The Purpose Behind The Observance

At its core, National Mathematics Day tries to change how people relate to numbers. The focus is not just excellence, but accessibility.

It aims to:

  • Encourage students to see mathematics as practical and relevant
  • Build confidence in problem-solving and logical thinking
  • Highlight India's long mathematical tradition and its global influence

The idea is simple: Mathematics isn't only for specialists. It's a way of thinking that benefits everyone.

How National Mathematics Day Is Marked Across India

Educational institutions across the country take the lead. Schools, colleges, universities, and research centres organise:

  • Mathematics quizzes and competitions
  • Workshops, lectures, and seminars
  • Exhibitions that link mathematics to real-world applications

Some regions host unique initiatives. In Bihar, for instance, students are recognised through the Srinivasa Ramanujan Talent Search Test, with awards that include laptops, certificates, medals, and cash prizes. These efforts focus on encouragement, not pressure.

Who Was Srinivasa Ramanujan?

Srinivasa Ramanujan Aiyangar was born on 22 December 1887 in Erode, Tamil Nadu, and lived only 32 years, passing away on 26 April 1920. Despite his short life and despite having almost no formal training in higher mathematics his work changed the course of modern mathematics.

Ramanujan's ideas were original, intuitive, and often far ahead of their time. Many of his results were so unconventional that they took decades to be fully understood and formally proven.

Early Life And Self-Taught Brilliance

Ramanujan grew up in a modest household and showed an intense fascination with numbers from a young age. As a teenager, he taught himself advanced mathematics using George Shoobridge Carr's Synopsis of Elementary Results in Pure and Applied Mathematics - a book that listed thousands of formulas with little explanation.

Instead of discouraging him, this lack of explanation shaped his thinking. Ramanujan developed a habit of arriving at results through intuition, pattern recognition, and deep numerical insight - methods that would later both impress and puzzle professional mathematicians.
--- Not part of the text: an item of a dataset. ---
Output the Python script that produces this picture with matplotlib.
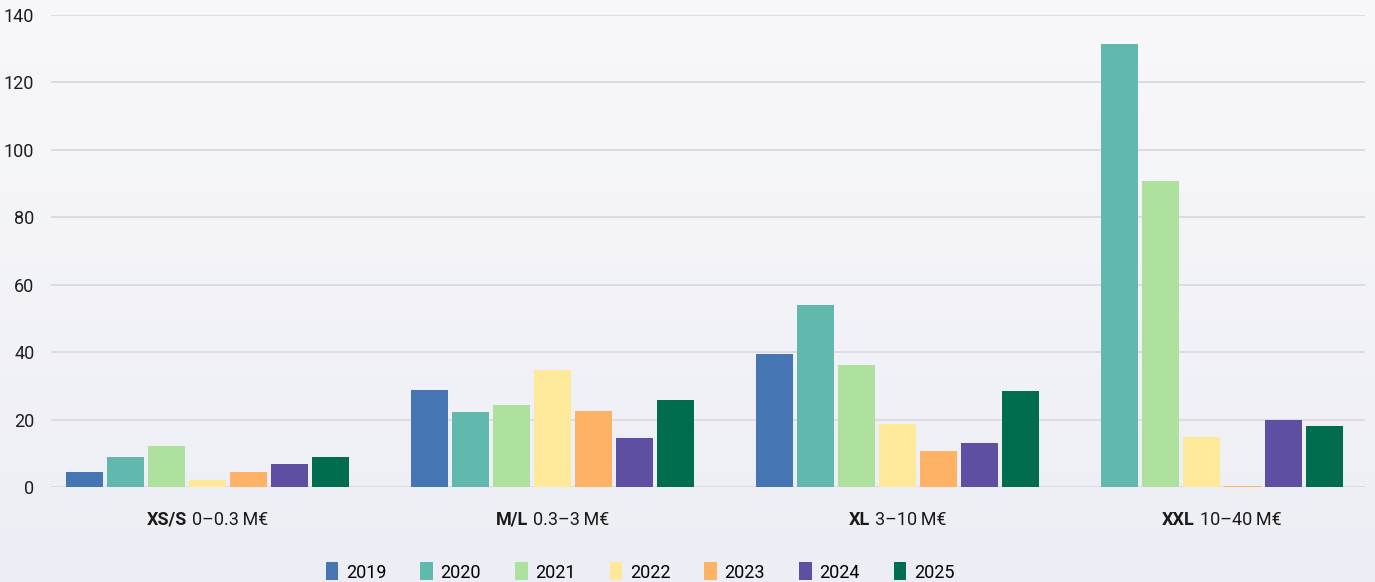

What Ramanujan Contributed to Mathematics

Ramanujan's work covered a wide range of ideas, many of which still influence research today. His contributions include:

  • Breakthrough results in number theory, including partition functions
  • Innovative infinite series, including formulas for π that later influenced modern computing algorithms
  • Foundational work on continued fractions, mock theta functions, and special number sequences

Many mathematical concepts now carry his name from Ramanujan primes to Rogers-Ramanujan identities - a reflection of how deeply his ideas are embedded in the field.

The Story Of 1729

One of the most well-known stories from Ramanujan's life involves the number 1729. When Hardy once mentioned that the taxi he arrived in had a dull number, Ramanujan instantly corrected him.

1729, he said, is the smallest number that can be expressed as the sum of two cubes in two different ways:

1³ + 12³
9³ + 10³

The number is now famously known as the Hardy-Ramanujan number, and the story captures how Ramanujan saw patterns where others saw nothing.

A Legacy That Continues to Grow

Ramanujan left behind notebooks filled with formulas and results, including the famous "lost notebook", which continues to inspire new research. His life story has also reached wider audiences through books and the film The Man Who Knew Infinity.

National Mathematics Day keeps that legacy alive not by turning Ramanujan into a distant legend, but by reminding us that curiosity, persistence, and unconventional thinking still matter.

Significance Of National Mathematics Day In 2025

Photo Credit: Freepik

At a time when numbers influence everything from technology to policy, National Mathematics Day in 2025 asks us to rethink our relationship with mathematics. It's about recognising that maths isn't just a subject you pass or fail, it's a way of understanding the world.